=== Task instructions ===
Write the lines out again, from the top of the material to the line containing "const lifelongValueErr = [5.4];", pictures excluded.

=== Data lines ===
-.-.-
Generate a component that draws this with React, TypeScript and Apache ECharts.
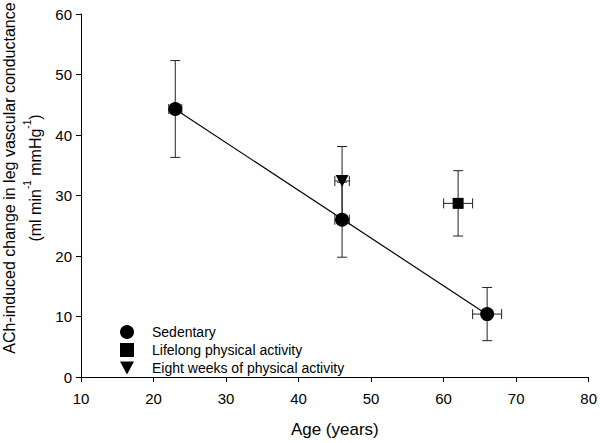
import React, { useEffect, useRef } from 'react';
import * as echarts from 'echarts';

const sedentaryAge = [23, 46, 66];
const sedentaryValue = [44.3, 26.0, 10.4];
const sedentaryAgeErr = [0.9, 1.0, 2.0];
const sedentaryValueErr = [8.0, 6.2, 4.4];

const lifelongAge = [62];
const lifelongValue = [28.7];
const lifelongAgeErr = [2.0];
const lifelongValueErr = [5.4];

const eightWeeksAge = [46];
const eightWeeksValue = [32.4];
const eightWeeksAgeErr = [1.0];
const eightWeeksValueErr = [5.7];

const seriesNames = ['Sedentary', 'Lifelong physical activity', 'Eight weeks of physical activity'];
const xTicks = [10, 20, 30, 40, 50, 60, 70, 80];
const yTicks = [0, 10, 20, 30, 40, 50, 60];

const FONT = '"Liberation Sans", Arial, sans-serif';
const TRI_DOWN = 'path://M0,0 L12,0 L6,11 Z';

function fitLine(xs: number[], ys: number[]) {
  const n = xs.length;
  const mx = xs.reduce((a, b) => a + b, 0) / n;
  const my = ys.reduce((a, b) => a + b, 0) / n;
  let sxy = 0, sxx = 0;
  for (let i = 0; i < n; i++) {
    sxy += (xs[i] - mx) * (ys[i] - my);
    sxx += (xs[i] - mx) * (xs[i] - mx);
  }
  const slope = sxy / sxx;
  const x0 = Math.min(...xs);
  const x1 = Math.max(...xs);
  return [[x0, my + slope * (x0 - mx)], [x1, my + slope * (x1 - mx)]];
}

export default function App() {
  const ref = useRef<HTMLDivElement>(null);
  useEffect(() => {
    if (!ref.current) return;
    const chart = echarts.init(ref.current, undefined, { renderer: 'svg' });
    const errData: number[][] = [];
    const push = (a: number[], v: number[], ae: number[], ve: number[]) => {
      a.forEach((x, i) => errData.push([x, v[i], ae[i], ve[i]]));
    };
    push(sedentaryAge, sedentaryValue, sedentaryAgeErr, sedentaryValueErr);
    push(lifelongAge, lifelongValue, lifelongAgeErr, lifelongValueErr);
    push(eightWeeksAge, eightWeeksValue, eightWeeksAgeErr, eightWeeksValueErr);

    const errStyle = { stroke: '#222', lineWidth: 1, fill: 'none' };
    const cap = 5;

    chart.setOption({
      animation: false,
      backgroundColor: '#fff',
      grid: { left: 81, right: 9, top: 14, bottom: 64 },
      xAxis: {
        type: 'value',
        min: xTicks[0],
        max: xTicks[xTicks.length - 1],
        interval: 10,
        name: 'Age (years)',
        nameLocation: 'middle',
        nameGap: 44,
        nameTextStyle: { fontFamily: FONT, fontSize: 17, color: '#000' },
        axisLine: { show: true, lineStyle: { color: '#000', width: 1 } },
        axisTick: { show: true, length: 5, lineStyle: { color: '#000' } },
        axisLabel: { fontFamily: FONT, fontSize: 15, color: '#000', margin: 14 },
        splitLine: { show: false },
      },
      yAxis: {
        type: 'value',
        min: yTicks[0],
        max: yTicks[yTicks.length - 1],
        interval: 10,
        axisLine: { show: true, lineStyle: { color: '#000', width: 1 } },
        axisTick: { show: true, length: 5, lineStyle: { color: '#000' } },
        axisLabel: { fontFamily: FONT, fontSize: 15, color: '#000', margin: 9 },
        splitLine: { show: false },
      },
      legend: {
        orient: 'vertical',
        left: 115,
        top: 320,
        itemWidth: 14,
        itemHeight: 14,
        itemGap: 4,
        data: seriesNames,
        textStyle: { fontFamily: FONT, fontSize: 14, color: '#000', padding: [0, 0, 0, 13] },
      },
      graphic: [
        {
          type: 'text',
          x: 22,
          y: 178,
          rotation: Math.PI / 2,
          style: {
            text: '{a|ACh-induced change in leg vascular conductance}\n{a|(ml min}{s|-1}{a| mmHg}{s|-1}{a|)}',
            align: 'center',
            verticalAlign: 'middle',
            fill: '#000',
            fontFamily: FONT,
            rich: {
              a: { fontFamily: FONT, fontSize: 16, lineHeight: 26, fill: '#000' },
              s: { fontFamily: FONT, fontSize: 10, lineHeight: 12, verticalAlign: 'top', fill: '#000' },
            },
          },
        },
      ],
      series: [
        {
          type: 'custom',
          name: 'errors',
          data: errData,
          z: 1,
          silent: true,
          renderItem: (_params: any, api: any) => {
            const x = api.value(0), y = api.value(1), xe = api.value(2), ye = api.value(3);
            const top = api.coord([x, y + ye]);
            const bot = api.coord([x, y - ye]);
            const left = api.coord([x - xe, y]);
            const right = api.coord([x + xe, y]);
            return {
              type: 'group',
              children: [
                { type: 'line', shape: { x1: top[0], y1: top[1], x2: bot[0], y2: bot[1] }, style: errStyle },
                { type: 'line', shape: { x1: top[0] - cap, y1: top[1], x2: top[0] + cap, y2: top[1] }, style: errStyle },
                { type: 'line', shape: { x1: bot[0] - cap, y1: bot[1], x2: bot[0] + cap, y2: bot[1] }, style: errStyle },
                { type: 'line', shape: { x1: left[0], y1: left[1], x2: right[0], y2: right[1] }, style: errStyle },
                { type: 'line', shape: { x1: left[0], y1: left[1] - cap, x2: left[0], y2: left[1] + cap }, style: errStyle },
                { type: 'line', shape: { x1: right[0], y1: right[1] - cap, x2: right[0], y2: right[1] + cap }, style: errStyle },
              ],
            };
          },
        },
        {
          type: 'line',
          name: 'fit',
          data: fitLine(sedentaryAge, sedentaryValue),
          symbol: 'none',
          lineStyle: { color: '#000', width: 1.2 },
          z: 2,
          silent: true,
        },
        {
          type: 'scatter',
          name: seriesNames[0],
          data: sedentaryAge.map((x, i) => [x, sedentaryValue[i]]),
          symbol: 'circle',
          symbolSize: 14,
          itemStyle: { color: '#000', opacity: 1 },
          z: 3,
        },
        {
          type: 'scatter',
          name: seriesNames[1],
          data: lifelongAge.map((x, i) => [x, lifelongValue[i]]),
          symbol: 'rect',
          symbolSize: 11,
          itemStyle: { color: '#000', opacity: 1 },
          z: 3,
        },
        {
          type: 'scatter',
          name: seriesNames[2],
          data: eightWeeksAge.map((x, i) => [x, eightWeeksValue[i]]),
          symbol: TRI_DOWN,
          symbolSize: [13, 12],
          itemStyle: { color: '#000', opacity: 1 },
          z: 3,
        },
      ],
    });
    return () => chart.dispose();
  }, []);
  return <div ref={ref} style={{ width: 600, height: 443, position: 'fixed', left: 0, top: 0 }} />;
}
-.-.-
=== Solution to the exercise ===
Generate a component that draws this with React, TypeScript and Apache ECharts.
import React, { useEffect, useRef } from 'react';
import * as echarts from 'echarts';

const sedentaryAge = [23, 46, 66];
const sedentaryValue = [44.3, 26.0, 10.4];
const sedentaryAgeErr = [0.9, 1.0, 2.0];
const sedentaryValueErr = [8.0, 6.2, 4.4];

const lifelongAge = [62];
const lifelongValue = [28.7];
const lifelongAgeErr = [2.0];
const lifelongValueErr = [5.4];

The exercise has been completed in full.